We’re looking for a Senior Site Reliability Engineer to join Cloud Platform at one of the world’s biggest publishers; to help us on the web application side with reliability, performance and scalability, as well as observability practices & tools, CI/CD pipelines and incident resolution & troubleshooting.
We aim to build a world class operational organisation allowing developers to own their applications while being supported by site reliability to provide the best experience to our customers.
About Cloud Platform
You’ll be joining the Cloud Platform group which is responsible for three main areas: Site Reliability, Developer Experience and Operational Excellence, working across Europe, India and the US.
We are responsible for building and maintaining a global Kubernetes platform, built in AWS, for the deployment of applications that serve hundreds of Condé Nast websites around the world. You will work alongside the application development teams in CNs London, New York, and Bangalore Headquarters to build a scalable, highly available, resilient platform for use by engineers around the world.
What we’re solving
As a group our goal is to make a single global, highly resilient platform.
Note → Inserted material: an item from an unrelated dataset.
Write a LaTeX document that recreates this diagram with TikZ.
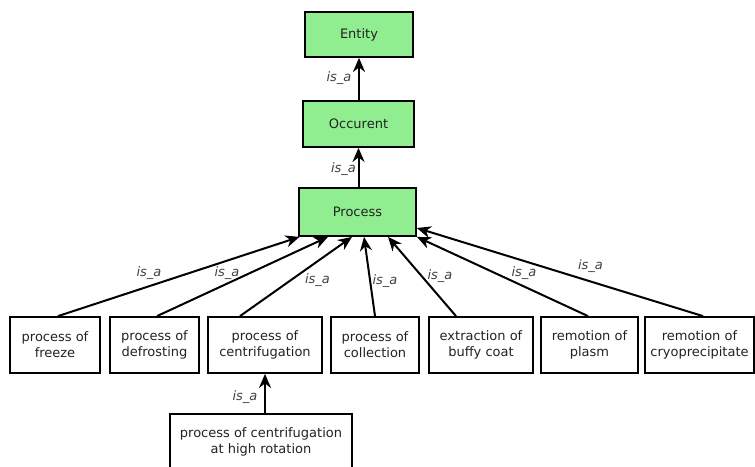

As an SRE group, our main challenges are to maintain the stability of the platform, provide services which simplify the running of applications, and drive operational improvements as we expand globally.
You will have previous experience with:
• Significant experience with NodeJS, Python, Go or other language
• Understanding of software architecture and design
• Cloud engineering on AWS, including building fault tolerant systems
• Infrastructure as code
• Driving operational quality through common SRE best practices
• Observability of applications, using monitoring, logging, tracing and alerting solutions
• Operating in production
• Performance and load testing
• AWS - for most of our infrastructure
• Terraform - infrastructure as code
• Kubernetes - our platforms
• CircleCi - Deployment
• Java - One of our deployment tools
• Go - our preferred language for building auxiliary services
• Datadog, Kibana, Elastic search, Splunk, Prometheus,Grafana - for observing our platforms
How we work
• Infrastructure as Code everywhere
• Pairing. We like knowledge sharing and upskilling
• Remote friendly. We work with engineers across time zones & locations
• (Oncall - teams are responsible for their own apps)
• Strong background in software development, having lead projects or workstreams
• You love working with a global team and are flexible to adjust hours accordingly
• You will be working with a global team and need to be accommodative of different time-zones as required
• You would like to develop a large scale cutting edge platform to support the deployment of hundreds of applications
• Raise the bar on all work, and share best practices
• A desire to automate everything
• Used and supported Kubernetes in a production environment
• Any of ELK, Grafana, Datadog, Splunk experience
• AWS or other cloud experience